In the summer of 2020, I reported that a fleet of Chinese fishing ships plundered the ecologically sensitive waters off of Ecuador, including the iconic Galapagos Islands.
These ships continue to target to coastal waters of South America. The boats go “dark” by turning off tracking equipment as they sail into Argentina’s national waters.
Giant distant-water fishing fleets, primarily from China, are switching off their tracking beacons to evade detection while they engage in a possibly illegal hunt for squid and other lucrative species on the very edge of Argentina’s extensive fishing grounds, according to a new study by Oceana, an international NGO dedicated to ocean conservation.
…By monitoring the ships’ tracking beacons between January 2018 and April 2021, Oceana found that more than 800 vessels apparently conducted nearly 900,000 hours of fishing within 20 nautical miles of the invisible border between Argentina’s national waters and the high seas.
“During this three-and-a-half-year period, there were over 6,000 instances in which these fishing vessels appeared to go ‘dark’ by potentially disabling their electronic tracking devices, known as Automatic Identification Systems (AIS),” says the report, published on Wednesday, titled, Now You See Me, Now You Don’t: Vanishing Vessels Along Argentina’s Waters.
In all, these vessels were “hidden” for over 600,000 hours during which Oceana suspects they crossed over into Argentina’s territorial waters for illegal fishing.
“It’s very suspicious that they have their AIS turned off for such a large proportion of the time they are out fishing,” said Marla Valentine, an ecologist at Oceana, an international NGO dedicated to ocean conservation.
The incursion into Argentina’s Exclusive Economic Zone would be astonishing if any other nation did it.

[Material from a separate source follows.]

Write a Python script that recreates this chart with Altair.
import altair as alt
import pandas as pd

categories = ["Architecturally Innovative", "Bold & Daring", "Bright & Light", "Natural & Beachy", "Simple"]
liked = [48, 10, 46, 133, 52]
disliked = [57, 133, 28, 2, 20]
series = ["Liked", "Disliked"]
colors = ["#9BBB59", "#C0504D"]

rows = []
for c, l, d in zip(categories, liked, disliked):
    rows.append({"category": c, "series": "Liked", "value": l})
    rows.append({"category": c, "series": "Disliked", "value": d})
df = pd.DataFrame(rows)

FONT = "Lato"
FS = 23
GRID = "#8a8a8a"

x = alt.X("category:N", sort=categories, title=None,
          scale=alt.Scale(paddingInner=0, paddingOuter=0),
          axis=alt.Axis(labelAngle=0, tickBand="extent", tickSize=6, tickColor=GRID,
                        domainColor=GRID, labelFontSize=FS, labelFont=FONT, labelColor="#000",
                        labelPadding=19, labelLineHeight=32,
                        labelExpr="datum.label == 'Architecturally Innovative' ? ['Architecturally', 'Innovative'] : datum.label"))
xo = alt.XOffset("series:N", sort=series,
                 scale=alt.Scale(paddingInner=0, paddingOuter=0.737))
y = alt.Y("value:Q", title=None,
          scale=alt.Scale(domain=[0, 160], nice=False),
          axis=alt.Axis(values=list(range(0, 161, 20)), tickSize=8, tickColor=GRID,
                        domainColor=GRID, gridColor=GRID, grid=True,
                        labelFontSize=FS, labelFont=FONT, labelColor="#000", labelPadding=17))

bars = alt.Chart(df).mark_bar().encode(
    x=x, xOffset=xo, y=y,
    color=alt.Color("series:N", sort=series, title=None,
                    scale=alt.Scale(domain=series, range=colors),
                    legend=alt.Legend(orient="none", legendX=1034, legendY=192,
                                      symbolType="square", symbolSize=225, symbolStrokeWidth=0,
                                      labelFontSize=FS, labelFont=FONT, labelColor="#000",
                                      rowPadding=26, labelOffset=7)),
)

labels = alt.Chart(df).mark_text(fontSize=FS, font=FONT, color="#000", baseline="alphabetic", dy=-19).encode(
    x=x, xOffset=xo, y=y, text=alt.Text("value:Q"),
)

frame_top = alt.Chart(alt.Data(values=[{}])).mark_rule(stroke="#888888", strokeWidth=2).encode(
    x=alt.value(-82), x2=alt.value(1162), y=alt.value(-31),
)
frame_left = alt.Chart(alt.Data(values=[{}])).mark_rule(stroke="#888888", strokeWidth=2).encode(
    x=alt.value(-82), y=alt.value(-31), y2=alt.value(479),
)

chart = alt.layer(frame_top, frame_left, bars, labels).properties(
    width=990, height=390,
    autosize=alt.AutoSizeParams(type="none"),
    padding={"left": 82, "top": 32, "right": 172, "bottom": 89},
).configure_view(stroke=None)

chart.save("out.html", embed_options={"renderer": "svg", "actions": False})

But it is clear China does not follow rules that do not suit its purposes.
Argentina’s commercial fishing industry constitutes 3.4% of the country’s gross domestic product and is worth about $2.7 billion. The industry is mostly driven by the catch of four species: Argentine shortfin squid, Argentine red shrimp, Argentine hake (Merluccius hubbsi), and Patagonian grenadier (Macruronus magellanicus). The shortfin squid fishery in and of itself is the second-largest in the world, generating an average of $597 million each year for South America’s economy.

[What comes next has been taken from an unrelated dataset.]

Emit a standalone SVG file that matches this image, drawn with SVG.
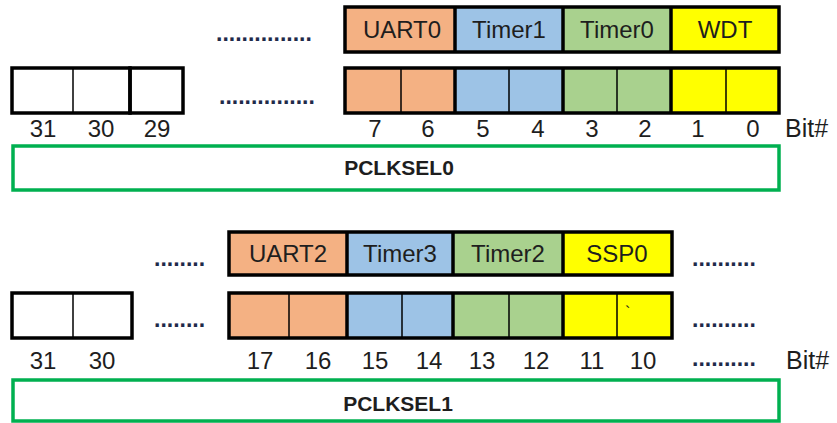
<svg xmlns="http://www.w3.org/2000/svg" width="837" height="423" viewBox="0 0 837 423">
<style>
text{font-family:"Liberation Sans",Arial,sans-serif;fill:#1e1e1e}
.lbl{font-size:24px;text-anchor:middle}
.num{font-size:24px;text-anchor:middle}
.dots{font-size:23px;font-weight:bold;fill:#1f2a4a}
.reg{font-size:21px;font-weight:bold;text-anchor:middle}
.box{stroke:#000;stroke-width:3.5}
.div{stroke:#000;stroke-width:1.5}
.or{fill:#F4B183}.bl{fill:#9DC3E6}.gr{fill:#A9D18E}.ye{fill:#FFFF00}.wh{fill:#fff}
.green{fill:none;stroke:#00B050;stroke-width:3.5}
</style>
<rect width="837" height="423" fill="#fff"/>
<g id="connectors"/>

<!-- PCLKSEL0 -->
<g id="top-fields">
  <rect class="or" x="345" y="7" width="110" height="45"/>
  <rect class="bl" x="455" y="7" width="108" height="45"/>
  <rect class="gr" x="563" y="7" width="108" height="45"/>
  <rect class="ye" x="671" y="7" width="108" height="45"/>
  <g fill="none" class="box">
    <rect x="345" y="7" width="434" height="45"/>
    <line x1="455" y1="7" x2="455" y2="52"/><line x1="563" y1="7" x2="563" y2="52"/><line x1="671" y1="7" x2="671" y2="52"/>
  </g>
  <text class="lbl" x="402" y="38">UART0</text>
  <text class="lbl" x="509" y="38">Timer1</text>
  <text class="lbl" x="617" y="38">Timer0</text>
  <text class="lbl" x="725" y="38">WDT</text>
</g>
<text class="dots" x="216" y="41">...............</text>
<text class="dots" x="219" y="104">...............</text>

<g id="top-left-bits">
  <rect class="wh" x="12" y="68" width="171" height="45"/>
  <g fill="none">
    <rect class="box" x="12" y="68" width="118" height="45"/>
    <rect class="box" x="130" y="68" width="53" height="45"/>
    <line class="div" x1="73" y1="68" x2="73" y2="113"/>
  </g>
</g>
<g id="top-bits">
  <rect class="or" x="345" y="68" width="110" height="45"/>
  <rect class="bl" x="455" y="68" width="108" height="45"/>
  <rect class="gr" x="563" y="68" width="108" height="45"/>
  <rect class="ye" x="671" y="68" width="108" height="45"/>
  <g fill="none">
    <line class="div" x1="401" y1="68" x2="401" y2="113"/><line class="div" x1="509" y1="68" x2="509" y2="113"/><line class="div" x1="617" y1="68" x2="617" y2="113"/><line class="div" x1="726" y1="68" x2="726" y2="113"/>
    <rect class="box" x="345" y="68" width="434" height="45"/>
    <line class="box" x1="455" y1="68" x2="455" y2="113"/><line class="box" x1="563" y1="68" x2="563" y2="113"/><line class="box" x1="671" y1="68" x2="671" y2="113"/>
  </g>
</g>
<g id="top-bitnums">
  <text class="num" x="43" y="137">31</text>
  <text class="num" x="101" y="137">30</text>
  <text class="num" x="157" y="137">29</text>
  <text class="num" x="375" y="137">7</text>
  <text class="num" x="428" y="137">6</text>
  <text class="num" x="483" y="137">5</text>
  <text class="num" x="538" y="137">4</text>
  <text class="num" x="592" y="137">3</text>
  <text class="num" x="645" y="137">2</text>
  <text class="num" x="698" y="137">1</text>
  <text class="num" x="753" y="137">0</text>
  <text x="785" y="137" style="font-size:25px">Bit#</text>
</g>
<g id="pclksel0">
  <rect class="green" x="13" y="146" width="766" height="44"/>
  <text class="reg" x="399" y="175">PCLKSEL0</text>
</g>

<!-- PCLKSEL1 -->
<g id="bottom-fields">
  <rect class="or" x="229" y="232" width="118" height="43"/>
  <rect class="bl" x="347" y="232" width="106" height="43"/>
  <rect class="gr" x="453" y="232" width="110" height="43"/>
  <rect class="ye" x="563" y="232" width="109" height="43"/>
  <g fill="none" class="box">
    <rect x="229" y="232" width="443" height="43"/>
    <line x1="347" y1="232" x2="347" y2="275"/><line x1="453" y1="232" x2="453" y2="275"/><line x1="563" y1="232" x2="563" y2="275"/>
  </g>
  <text class="lbl" x="288" y="262">UART2</text>
  <text class="lbl" x="400" y="262">Timer3</text>
  <text class="lbl" x="508" y="262">Timer2</text>
  <text class="lbl" x="617" y="262">SSP0</text>
</g>
<text class="dots" x="154" y="266">........</text>
<text class="dots" x="154" y="327">........</text>
<text class="dots" x="692" y="266">..........</text>
<text class="dots" x="692" y="327">..........</text>
<text class="dots" x="692" y="366">..........</text>

<g id="bottom-left-bits">
  <rect class="wh" x="12" y="293" width="120" height="45"/>
  <rect class="box" fill="none" x="12" y="293" width="120" height="45"/>
  <line class="div" x1="73" y1="293" x2="73" y2="338"/>
</g>
<g id="bottom-bits">
  <rect class="or" x="229" y="293" width="118" height="45"/>
  <rect class="bl" x="347" y="293" width="106" height="45"/>
  <rect class="gr" x="453" y="293" width="110" height="45"/>
  <rect class="ye" x="563" y="293" width="109" height="45"/>
  <g fill="none">
    <line class="div" x1="289" y1="293" x2="289" y2="338"/><line class="div" x1="402" y1="293" x2="402" y2="338"/><line class="div" x1="509" y1="293" x2="509" y2="338"/><line class="div" x1="617" y1="293" x2="617" y2="338"/>
    <rect class="box" x="229" y="293" width="443" height="45"/>
    <line class="box" x1="347" y1="293" x2="347" y2="338"/><line class="box" x1="453" y1="293" x2="453" y2="338"/><line class="box" x1="563" y1="293" x2="563" y2="338"/>
  </g>
  <text x="625" y="318" style="font-size:16px">`</text>
</g>
<g id="bottom-bitnums">
  <text class="num" x="43" y="369">31</text>
  <text class="num" x="102" y="369">30</text>
  <text class="num" x="260" y="369">17</text>
  <text class="num" x="318" y="369">16</text>
  <text class="num" x="375" y="369">15</text>
  <text class="num" x="429" y="369">14</text>
  <text class="num" x="482" y="369">13</text>
  <text class="num" x="536" y="369">12</text>
  <text class="num" x="592" y="369">11</text>
  <text class="num" x="643" y="369">10</text>
  <text x="786" y="369" style="font-size:25px">Bit#</text>
</g>
<g id="pclksel1">
  <rect class="green" x="13" y="380" width="766" height="41"/>
  <text class="reg" x="398" y="411">PCLKSEL1</text>
</g>
</svg>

Foreign vessels are not allowed to fish within Argentina’s EEZ without proper authorization, but they can legally fish beyond the EEZ in the high seas.
Nations, including Argentina, targeted by the Chinese fishing fleet are beginning to take action.

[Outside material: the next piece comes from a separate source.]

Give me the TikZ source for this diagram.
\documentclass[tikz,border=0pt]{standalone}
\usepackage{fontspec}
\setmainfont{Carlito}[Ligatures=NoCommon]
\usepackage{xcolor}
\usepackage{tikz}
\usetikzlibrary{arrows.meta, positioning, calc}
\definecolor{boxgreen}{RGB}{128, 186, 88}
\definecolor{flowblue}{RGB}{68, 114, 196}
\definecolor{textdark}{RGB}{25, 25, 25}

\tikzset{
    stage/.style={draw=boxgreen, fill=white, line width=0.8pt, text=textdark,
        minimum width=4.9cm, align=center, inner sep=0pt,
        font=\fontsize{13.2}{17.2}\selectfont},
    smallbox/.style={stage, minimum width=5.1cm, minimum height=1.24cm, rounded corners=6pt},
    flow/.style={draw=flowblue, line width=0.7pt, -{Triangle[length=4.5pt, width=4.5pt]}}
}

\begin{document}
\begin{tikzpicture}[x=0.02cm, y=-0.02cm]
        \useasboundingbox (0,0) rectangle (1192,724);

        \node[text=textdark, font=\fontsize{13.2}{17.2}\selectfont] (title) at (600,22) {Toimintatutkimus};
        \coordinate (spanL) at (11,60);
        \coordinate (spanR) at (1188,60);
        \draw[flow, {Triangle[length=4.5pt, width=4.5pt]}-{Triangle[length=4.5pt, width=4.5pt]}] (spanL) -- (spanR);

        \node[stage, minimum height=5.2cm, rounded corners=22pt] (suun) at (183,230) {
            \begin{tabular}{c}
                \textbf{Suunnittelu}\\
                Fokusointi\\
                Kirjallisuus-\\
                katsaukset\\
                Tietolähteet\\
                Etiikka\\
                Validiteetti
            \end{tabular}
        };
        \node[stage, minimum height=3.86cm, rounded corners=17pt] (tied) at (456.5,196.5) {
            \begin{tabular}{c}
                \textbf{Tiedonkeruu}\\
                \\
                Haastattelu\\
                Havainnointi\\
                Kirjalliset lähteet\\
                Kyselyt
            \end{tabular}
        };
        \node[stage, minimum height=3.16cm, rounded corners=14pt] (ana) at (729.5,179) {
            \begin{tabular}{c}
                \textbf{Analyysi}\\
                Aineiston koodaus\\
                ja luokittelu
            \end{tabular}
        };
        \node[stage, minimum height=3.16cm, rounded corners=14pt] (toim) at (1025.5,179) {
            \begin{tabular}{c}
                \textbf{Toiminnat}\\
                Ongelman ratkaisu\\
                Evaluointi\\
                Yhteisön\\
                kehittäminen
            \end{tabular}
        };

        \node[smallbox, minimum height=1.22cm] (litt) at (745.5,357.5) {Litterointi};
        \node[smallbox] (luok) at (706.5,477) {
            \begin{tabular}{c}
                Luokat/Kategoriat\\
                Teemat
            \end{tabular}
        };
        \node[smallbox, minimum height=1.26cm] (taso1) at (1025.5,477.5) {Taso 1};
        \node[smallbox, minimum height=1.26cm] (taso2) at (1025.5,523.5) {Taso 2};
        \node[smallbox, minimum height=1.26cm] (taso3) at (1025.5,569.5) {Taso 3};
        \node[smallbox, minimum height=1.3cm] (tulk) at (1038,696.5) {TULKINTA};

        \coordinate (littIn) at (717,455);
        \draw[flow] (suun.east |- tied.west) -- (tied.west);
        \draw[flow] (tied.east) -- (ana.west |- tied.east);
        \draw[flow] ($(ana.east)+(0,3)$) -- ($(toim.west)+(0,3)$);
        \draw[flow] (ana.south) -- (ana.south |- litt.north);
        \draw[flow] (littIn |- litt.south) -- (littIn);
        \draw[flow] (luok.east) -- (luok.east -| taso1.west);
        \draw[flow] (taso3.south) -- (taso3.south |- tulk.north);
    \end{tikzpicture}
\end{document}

Indonesia, where officials described Chinese fishing as “transnational organized crime,” has blown up at least one Chinese fishing boat. African countries have detained and fined Chinese vessels, and Ecuador jailed a Chinese crew caught with 300 tons of illegally caught fish.
Chile and Argentina have both had run-ins with Chinese fishing vessels. Argentina’s coast guard has chased, fired on, and sunk Chinese vessels it said were fishing illegally in Argentine waters.